-- STATED EXERCISE --
Copy out the material below in full, but not its images.

-- SUPPLIED MATERIAL --
....

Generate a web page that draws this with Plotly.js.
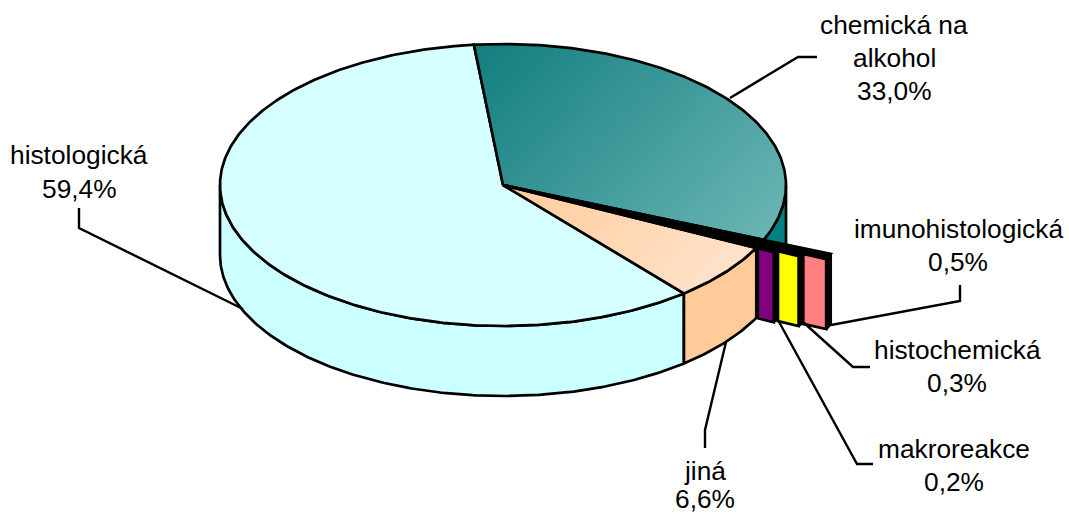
<!DOCTYPE html>
<html>
<head>
<meta charset="utf-8">
<script src="https://cdn.plot.ly/plotly-3.0.1.min.js"></script>
<style>html,body{margin:0;padding:0;background:#fff}#chart{width:1069px;height:516px}</style>
</head>
<body>
<div id="chart"></div>
<script>
// Shares of staining methods, clockwise from the start angle.
const categories = ['chemická na alkohol', 'imunohistologická', 'histochemická', 'makroreakce', 'jiná', 'histologická'];
const shares = [33.0, 0.5, 0.3, 0.2, 6.6, 59.4];

const topColours = {
  'chemická na alkohol': ['#137e7e', '#69b4b4'],
  'jiná': ['#ffcc99', '#ffe2cc'],
  'histologická': ['#d6ffff', '#d6ffff']
};
const wallColours = {
  'chemická na alkohol': '#008080',
  'imunohistologická': '#ff8080',
  'histochemická': '#ffff00',
  'makroreakce': '#800080',
  'jiná': '#ffcc99',
  'histologická': '#ccffff'
};

// Radial reach of the three pulled-out slices, relative to the pie radius.
const pulledOut = {
  'imunohistologická': [1.168, 1.257],
  'histochemická': [1.079, 1.16],
  'makroreakce': [1.006, 1.069]
};

// Label lines and leader lines, in screen units.
const labelLines = [
  ['chemická na', 894, 25], ['alkohol', 894, 58], ['33,0%', 894, 91],
  ['imunohistologická', 958, 229], ['0,5%', 958, 262],
  ['histochemická', 957, 350], ['0,3%', 957, 383],
  ['makroreakce', 954, 449], ['0,2%', 954, 482],
  ['jiná', 705, 471], ['6,6%', 705, 499],
  ['histologická', 79, 155], ['59,4%', 79, 189]
];
const leaders = [
  [[817, 798, 730], [57, 57, 98]],
  [[960, 960, 831], [285, 301, 325]],
  [[870, 853, 803], [367, 367, 322]],
  [[873, 857, 778], [464, 464, 320]],
  [[705, 705, 726], [448, 430, 342]],
  [[79, 79, 243], [208, 228, 309]]
];

// Projection of the tilted disc.
const CX = 503, CY = 185, RX = 283, RY = 141, DEPTH = 70, START = -5.9, STROKE = 2.7;

function pt(deg, r, drop) {
  const a = deg * Math.PI / 180;
  return [CX + RX * r * Math.sin(a), CY - RY * r * Math.cos(a) + (drop || 0)];
}
function arc(a0, a1, r, drop) {
  const n = Math.max(2, Math.ceil(Math.abs(a1 - a0) * 1.5)), out = [];
  for (let i = 0; i <= n; i++) out.push(pt(a0 + (a1 - a0) * i / n, r, drop));
  return out;
}
function close(poly) { return poly.concat([poly[0]]); }
function hex(c) { return [1, 3, 5].map(i => parseInt(c.substr(i, 2), 16)); }
function mix(c0, c1, t) {
  const a = hex(c0), b = hex(c1);
  return 'rgb(' + a.map((v, i) => Math.round(v + (b[i] - v) * t)).join(',') + ')';
}

const traces = [];
function polygon(poly, fill, line) {
  const p = close(poly);
  traces.push({
    x: p.map(q => q[0]), y: p.map(q => q[1]), type: 'scatter', mode: 'lines',
    fill: fill ? 'toself' : 'none', fillcolor: fill || undefined,
    line: { color: '#000', width: line ? STROKE : 0 },
    hoverinfo: 'skip', showlegend: false, cliponaxis: false
  });
}
// Keep the part of a polygon lying past offset t along direction (dx, dy).
function clipAlong(poly, dx, dy, t) {
  const out = [], f = p => p[0] * dx + p[1] * dy - t;
  poly.forEach((p, i) => {
    const q = poly[(i + 1) % poly.length], fp = f(p), fq = f(q);
    if (fp >= 0) out.push(p);
    if ((fp >= 0) !== (fq >= 0)) {
      const k = fp / (fp - fq);
      out.push([p[0] + (q[0] - p[0]) * k, p[1] + (q[1] - p[1]) * k]);
    }
  });
  return out;
}
// Diagonal shading: overlapping layers, each covering the rest of the shape.
function shaded(poly, colours, steps) {
  const dx = 0.72, dy = 0.69, ts = poly.map(p => p[0] * dx + p[1] * dy);
  const lo = Math.min(...ts), hi = Math.max(...ts);
  if (colours[0] === colours[1]) { polygon(poly, colours[0], false); }
  else for (let i = 0; i < steps; i++) {
    const part = clipAlong(poly, dx, dy, lo + (hi - lo) * i / steps);
    if (part.length > 2) polygon(part, mix(colours[0], colours[1], i / (steps - 1)), false);
  }
  polygon(poly, null, true);
}

// Slice angle ranges come straight from the shares.
const ranges = {};
let cum = START;
categories.forEach((c, i) => { ranges[c] = [cum, cum + shares[i] * 3.6]; cum += shares[i] * 3.6; });

function sideWall(a0, a1, colour) {
  polygon(arc(a0, a1, 1, 0).concat(arc(a1, a0, 1, DEPTH)), colour, true);
}

// Back to front: side walls of the disc, its top faces, then the pulled-out slices.
const chem = categories[0], jina = categories[4], hist = categories[5];
sideWall(90, ranges[chem][1], wallColours[chem]);
sideWall(ranges[hist][0], 270, wallColours[hist]);
sideWall(ranges[jina][0], ranges[jina][1], wallColours[jina]);

[hist, chem, jina].forEach(c => {
  const [a0, a1] = ranges[c];
  shaded([[CX, CY]].concat(arc(a0, a1, 1, 0)), topColours[c], 60);
});

const pulled = categories.slice(1, 4);
const firstBand = pulledOut[pulled[2]], lastBand = pulledOut[pulled[0]];
const backA = pt(ranges[pulled[2]][1], firstBand[0]), backB = pt(ranges[pulled[0]][1], lastBand[1]);
polygon([backA, backB, [backB[0], backB[1] + DEPTH], [backA[0], backA[1] + DEPTH]], '#000', false);

pulled.forEach(c => {
  const [a0, a1] = ranges[c], [rIn, rOut] = pulledOut[c];
  polygon(arc(a0, a1, rOut, 0).concat(arc(a1, a0, rOut, DEPTH)), '#000', true);
  // Seen almost edge-on, so the thin top faces read as a solid dark band.
  polygon([[CX, CY]].concat(arc(a0, a1, rOut, 0)), '#000', true);
  const w0 = pt(a1, rIn), w1 = pt(a1, rOut);
  polygon([w0, w1, [w1[0], w1[1] + DEPTH], [w0[0], w0[1] + DEPTH]], wallColours[c], true);
});

leaders.forEach(l => traces.push({
  x: l[0], y: l[1], type: 'scatter', mode: 'lines',
  line: { color: '#000', width: 2.4 }, hoverinfo: 'skip', showlegend: false, cliponaxis: false
}));

const layout = {
  width: 1069, height: 516,
  margin: { l: 0, r: 0, t: 0, b: 0 },
  paper_bgcolor: '#fff', plot_bgcolor: '#fff',
  showlegend: false,
  xaxis: { range: [0, 1069], visible: false, fixedrange: true },
  yaxis: { range: [516, 0], visible: false, fixedrange: true },
  annotations: labelLines.map(l => ({
    text: l[0], x: l[1], y: l[2], xref: 'x', yref: 'y', showarrow: false,
    xanchor: 'center', yanchor: 'middle', borderpad: 0,
    font: { family: 'Liberation Sans, Arial, sans-serif', size: 26.3, color: '#000' }
  }))
};

Plotly.newPlot('chart', traces, layout, { staticPlot: true, displayModeBar: false });
</script>
</body>
</html>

....

-- THE ANSWER --
Generate a web page that draws this with Plotly.js.
<!DOCTYPE html>
<html>
<head>
<meta charset="utf-8">
<script src="https://cdn.plot.ly/plotly-3.0.1.min.js"></script>
<style>html,body{margin:0;padding:0;background:#fff}#chart{width:1069px;height:516px}</style>
</head>
<body>
<div id="chart"></div>
<script>
// Shares of staining methods, clockwise from the start angle.
const categories = ['chemická na alkohol', 'imunohistologická', 'histochemická', 'makroreakce', 'jiná', 'histologická'];
const shares = [33.0, 0.5, 0.3, 0.2, 6.6, 59.4];

const topColours = {
  'chemická na alkohol': ['#137e7e', '#69b4b4'],
  'jiná': ['#ffcc99', '#ffe2cc'],
  'histologická': ['#d6ffff', '#d6ffff']
};
const wallColours = {
  'chemická na alkohol': '#008080',
  'imunohistologická': '#ff8080',
  'histochemická': '#ffff00',
  'makroreakce': '#800080',
  'jiná': '#ffcc99',
  'histologická': '#ccffff'
};

// Radial reach of the three pulled-out slices, relative to the pie radius.
const pulledOut = {
  'imunohistologická': [1.168, 1.257],
  'histochemická': [1.079, 1.16],
  'makroreakce': [1.006, 1.069]
};

// Label lines and leader lines, in screen units.
const labelLines = [
  ['chemická na', 894, 25], ['alkohol', 894, 58], ['33,0%', 894, 91],
  ['imunohistologická', 958, 229], ['0,5%', 958, 262],
  ['histochemická', 957, 350], ['0,3%', 957, 383],
  ['makroreakce', 954, 449], ['0,2%', 954, 482],
  ['jiná', 705, 471], ['6,6%', 705, 499],
  ['histologická', 79, 155], ['59,4%', 79, 189]
];
const leaders = [
  [[817, 798, 730], [57, 57, 98]],
  [[960, 960, 831], [285, 301, 325]],
  [[870, 853, 803], [367, 367, 322]],
  [[873, 857, 778], [464, 464, 320]],
  [[705, 705, 726], [448, 430, 342]],
  [[79, 79, 243], [208, 228, 309]]
];

// Projection of the tilted disc.
const CX = 503, CY = 185, RX = 283, RY = 141, DEPTH = 70, START = -5.9, STROKE = 2.7;

function pt(deg, r, drop) {
  const a = deg * Math.PI / 180;
  return [CX + RX * r * Math.sin(a), CY - RY * r * Math.cos(a) + (drop || 0)];
}
function arc(a0, a1, r, drop) {
  const n = Math.max(2, Math.ceil(Math.abs(a1 - a0) * 1.5)), out = [];
  for (let i = 0; i <= n; i++) out.push(pt(a0 + (a1 - a0) * i / n, r, drop));
  return out;
}
function close(poly) { return poly.concat([poly[0]]); }
function hex(c) { return [1, 3, 5].map(i => parseInt(c.substr(i, 2), 16)); }
function mix(c0, c1, t) {
  const a = hex(c0), b = hex(c1);
  return 'rgb(' + a.map((v, i) => Math.round(v + (b[i] - v) * t)).join(',') + ')';
}

const traces = [];
function polygon(poly, fill, line) {
  const p = close(poly);
  traces.push({
    x: p.map(q => q[0]), y: p.map(q => q[1]), type: 'scatter', mode: 'lines',
    fill: fill ? 'toself' : 'none', fillcolor: fill || undefined,
    line: { color: '#000', width: line ? STROKE : 0 },
    hoverinfo: 'skip', showlegend: false, cliponaxis: false
  });
}
// Keep the part of a polygon lying past offset t along direction (dx, dy).
function clipAlong(poly, dx, dy, t) {
  const out = [], f = p => p[0] * dx + p[1] * dy - t;
  poly.forEach((p, i) => {
    const q = poly[(i + 1) % poly.length], fp = f(p), fq = f(q);
    if (fp >= 0) out.push(p);
    if ((fp >= 0) !== (fq >= 0)) {
      const k = fp / (fp - fq);
      out.push([p[0] + (q[0] - p[0]) * k, p[1] + (q[1] - p[1]) * k]);
    }
  });
  return out;
}
// Diagonal shading: overlapping layers, each covering the rest of the shape.
function shaded(poly, colours, steps) {
  const dx = 0.72, dy = 0.69, ts = poly.map(p => p[0] * dx + p[1] * dy);
  const lo = Math.min(...ts), hi = Math.max(...ts);
  if (colours[0] === colours[1]) { polygon(poly, colours[0], false); }
  else for (let i = 0; i < steps; i++) {
    const part = clipAlong(poly, dx, dy, lo + (hi - lo) * i / steps);
    if (part.length > 2) polygon(part, mix(colours[0], colours[1], i / (steps - 1)), false);
  }
  polygon(poly, null, true);
}

// Slice angle ranges come straight from the shares.
const ranges = {};
let cum = START;
categories.forEach((c, i) => { ranges[c] = [cum, cum + shares[i] * 3.6]; cum += shares[i] * 3.6; });

function sideWall(a0, a1, colour) {
  polygon(arc(a0, a1, 1, 0).concat(arc(a1, a0, 1, DEPTH)), colour, true);
}

// Back to front: side walls of the disc, its top faces, then the pulled-out slices.
const chem = categories[0], jina = categories[4], hist = categories[5];
sideWall(90, ranges[chem][1], wallColours[chem]);
sideWall(ranges[hist][0], 270, wallColours[hist]);
sideWall(ranges[jina][0], ranges[jina][1], wallColours[jina]);

[hist, chem, jina].forEach(c => {
  const [a0, a1] = ranges[c];
  shaded([[CX, CY]].concat(arc(a0, a1, 1, 0)), topColours[c], 60);
});

const pulled = categories.slice(1, 4);
const firstBand = pulledOut[pulled[2]], lastBand = pulledOut[pulled[0]];
const backA = pt(ranges[pulled[2]][1], firstBand[0]), backB = pt(ranges[pulled[0]][1], lastBand[1]);
polygon([backA, backB, [backB[0], backB[1] + DEPTH], [backA[0], backA[1] + DEPTH]], '#000', false);

pulled.forEach(c => {
  const [a0, a1] = ranges[c], [rIn, rOut] = pulledOut[c];
  polygon(arc(a0, a1, rOut, 0).concat(arc(a1, a0, rOut, DEPTH)), '#000', true);
  // Seen almost edge-on, so the thin top faces read as a solid dark band.
  polygon([[CX, CY]].concat(arc(a0, a1, rOut, 0)), '#000', true);
  const w0 = pt(a1, rIn), w1 = pt(a1, rOut);
  polygon([w0, w1, [w1[0], w1[1] + DEPTH], [w0[0], w0[1] + DEPTH]], wallColours[c], true);
});

leaders.forEach(l => traces.push({
  x: l[0], y: l[1], type: 'scatter', mode: 'lines',
  line: { color: '#000', width: 2.4 }, hoverinfo: 'skip', showlegend: false, cliponaxis: false
}));

const layout = {
  width: 1069, height: 516,
  margin: { l: 0, r: 0, t: 0, b: 0 },
  paper_bgcolor: '#fff', plot_bgcolor: '#fff',
  showlegend: false,
  xaxis: { range: [0, 1069], visible: false, fixedrange: true },
  yaxis: { range: [516, 0], visible: false, fixedrange: true },
  annotations: labelLines.map(l => ({
    text: l[0], x: l[1], y: l[2], xref: 'x', yref: 'y', showarrow: false,
    xanchor: 'center', yanchor: 'middle', borderpad: 0,
    font: { family: 'Liberation Sans, Arial, sans-serif', size: 26.3, color: '#000' }
  }))
};

Plotly.newPlot('chart', traces, layout, { staticPlot: true, displayModeBar: false });
</script>
</body>
</html>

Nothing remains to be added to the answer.